━━ Data segment ━━
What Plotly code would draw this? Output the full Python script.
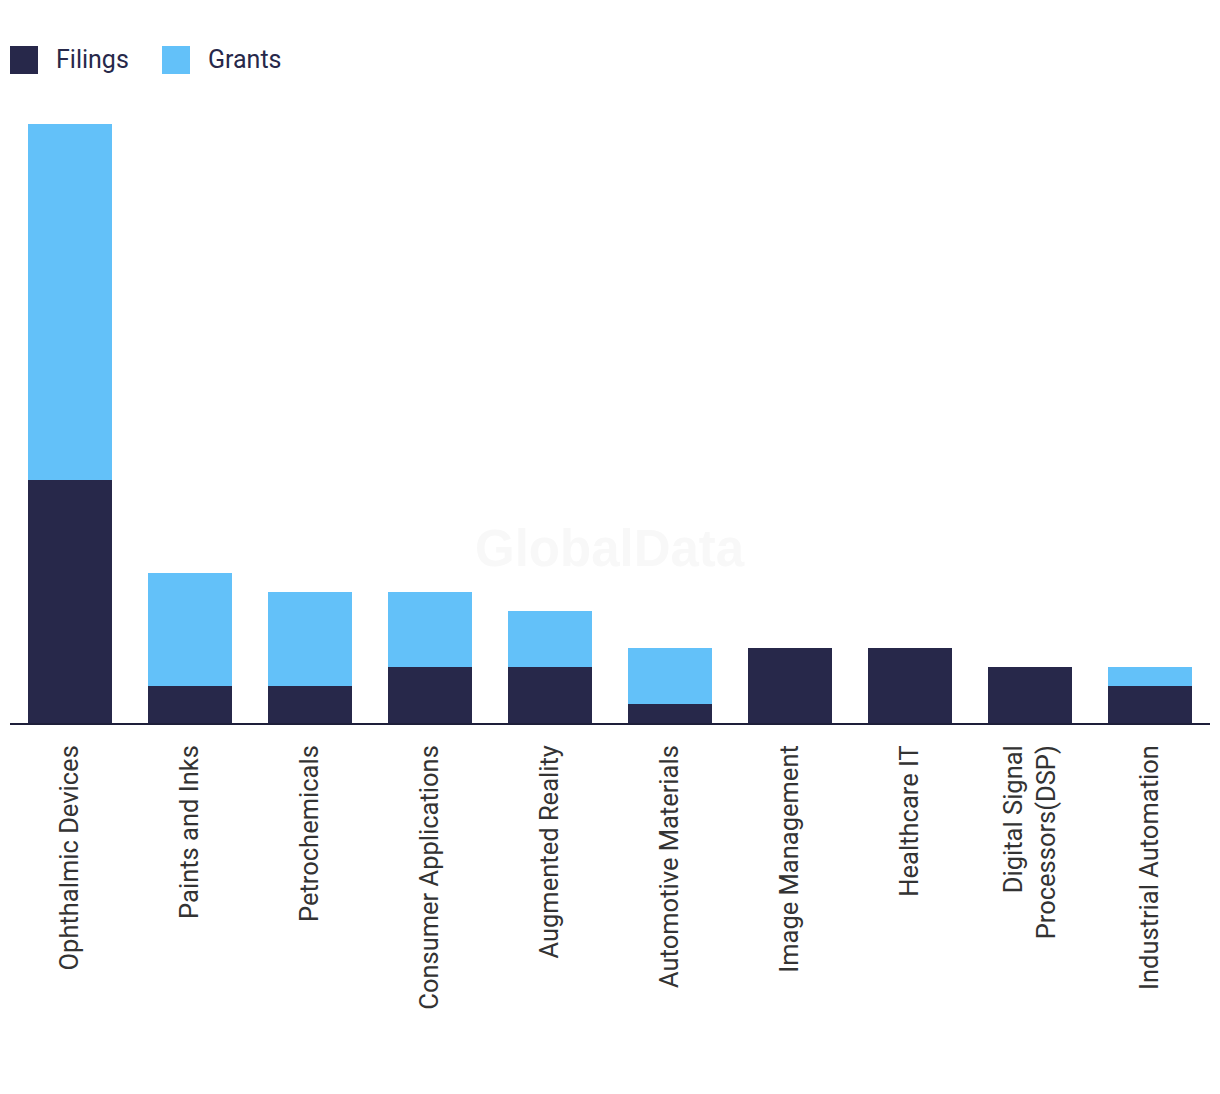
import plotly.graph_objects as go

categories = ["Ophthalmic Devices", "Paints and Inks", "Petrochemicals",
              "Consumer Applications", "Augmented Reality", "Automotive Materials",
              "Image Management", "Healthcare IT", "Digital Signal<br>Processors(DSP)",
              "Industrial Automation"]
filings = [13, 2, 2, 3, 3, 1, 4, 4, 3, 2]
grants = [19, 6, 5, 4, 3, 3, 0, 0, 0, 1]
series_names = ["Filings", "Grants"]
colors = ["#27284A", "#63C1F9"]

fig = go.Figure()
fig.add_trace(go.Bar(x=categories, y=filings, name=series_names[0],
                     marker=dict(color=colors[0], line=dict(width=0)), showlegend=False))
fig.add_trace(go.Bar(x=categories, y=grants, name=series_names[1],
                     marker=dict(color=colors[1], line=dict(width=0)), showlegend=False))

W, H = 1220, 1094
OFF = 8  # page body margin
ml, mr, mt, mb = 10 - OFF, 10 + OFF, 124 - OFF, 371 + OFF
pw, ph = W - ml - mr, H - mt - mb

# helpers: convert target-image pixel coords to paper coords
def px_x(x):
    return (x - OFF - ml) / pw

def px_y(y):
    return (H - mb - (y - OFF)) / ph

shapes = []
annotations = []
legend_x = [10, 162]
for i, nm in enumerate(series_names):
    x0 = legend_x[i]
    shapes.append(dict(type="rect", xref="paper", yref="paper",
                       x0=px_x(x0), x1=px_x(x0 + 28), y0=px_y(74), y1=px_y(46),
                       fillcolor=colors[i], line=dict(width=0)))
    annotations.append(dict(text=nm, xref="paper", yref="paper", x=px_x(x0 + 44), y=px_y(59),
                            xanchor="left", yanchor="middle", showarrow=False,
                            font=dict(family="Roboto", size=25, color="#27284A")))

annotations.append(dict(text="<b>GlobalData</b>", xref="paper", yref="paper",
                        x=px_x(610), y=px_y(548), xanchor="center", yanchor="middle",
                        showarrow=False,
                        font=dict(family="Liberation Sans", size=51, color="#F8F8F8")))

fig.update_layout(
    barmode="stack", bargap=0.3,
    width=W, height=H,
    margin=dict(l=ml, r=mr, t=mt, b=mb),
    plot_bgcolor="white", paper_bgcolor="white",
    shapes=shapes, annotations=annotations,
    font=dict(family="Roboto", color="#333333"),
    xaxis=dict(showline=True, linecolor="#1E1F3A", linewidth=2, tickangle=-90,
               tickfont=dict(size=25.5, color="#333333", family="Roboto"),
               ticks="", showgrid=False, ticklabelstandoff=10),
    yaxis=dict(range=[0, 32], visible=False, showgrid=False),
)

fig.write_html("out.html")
━━━
* _Exercise task_
Go through the listing above and quote it exactly, apart from its images.

* _Task solution_
What Plotly code would draw this? Output the full Python script.
import plotly.graph_objects as go

categories = ["Ophthalmic Devices", "Paints and Inks", "Petrochemicals",
              "Consumer Applications", "Augmented Reality", "Automotive Materials",
              "Image Management", "Healthcare IT", "Digital Signal<br>Processors(DSP)",
              "Industrial Automation"]
filings = [13, 2, 2, 3, 3, 1, 4, 4, 3, 2]
grants = [19, 6, 5, 4, 3, 3, 0, 0, 0, 1]
series_names = ["Filings", "Grants"]
colors = ["#27284A", "#63C1F9"]

fig = go.Figure()
fig.add_trace(go.Bar(x=categories, y=filings, name=series_names[0],
                     marker=dict(color=colors[0], line=dict(width=0)), showlegend=False))
fig.add_trace(go.Bar(x=categories, y=grants, name=series_names[1],
                     marker=dict(color=colors[1], line=dict(width=0)), showlegend=False))

W, H = 1220, 1094
OFF = 8  # page body margin
ml, mr, mt, mb = 10 - OFF, 10 + OFF, 124 - OFF, 371 + OFF
pw, ph = W - ml - mr, H - mt - mb

# helpers: convert target-image pixel coords to paper coords
def px_x(x):
    return (x - OFF - ml) / pw

def px_y(y):
    return (H - mb - (y - OFF)) / ph

shapes = []
annotations = []
legend_x = [10, 162]
for i, nm in enumerate(series_names):
    x0 = legend_x[i]
    shapes.append(dict(type="rect", xref="paper", yref="paper",
                       x0=px_x(x0), x1=px_x(x0 + 28), y0=px_y(74), y1=px_y(46),
                       fillcolor=colors[i], line=dict(width=0)))
    annotations.append(dict(text=nm, xref="paper", yref="paper", x=px_x(x0 + 44), y=px_y(59),
                            xanchor="left", yanchor="middle", showarrow=False,
                            font=dict(family="Roboto", size=25, color="#27284A")))

annotations.append(dict(text="<b>GlobalData</b>", xref="paper", yref="paper",
                        x=px_x(610), y=px_y(548), xanchor="center", yanchor="middle",
                        showarrow=False,
                        font=dict(family="Liberation Sans", size=51, color="#F8F8F8")))

fig.update_layout(
    barmode="stack", bargap=0.3,
    width=W, height=H,
    margin=dict(l=ml, r=mr, t=mt, b=mb),
    plot_bgcolor="white", paper_bgcolor="white",
    shapes=shapes, annotations=annotations,
    font=dict(family="Roboto", color="#333333"),
    xaxis=dict(showline=True, linecolor="#1E1F3A", linewidth=2, tickangle=-90,
               tickfont=dict(size=25.5, color="#333333", family="Roboto"),
               ticks="", showgrid=False, ticklabelstandoff=10),
    yaxis=dict(range=[0, 32], visible=False, showgrid=False),
)

fig.write_html("out.html")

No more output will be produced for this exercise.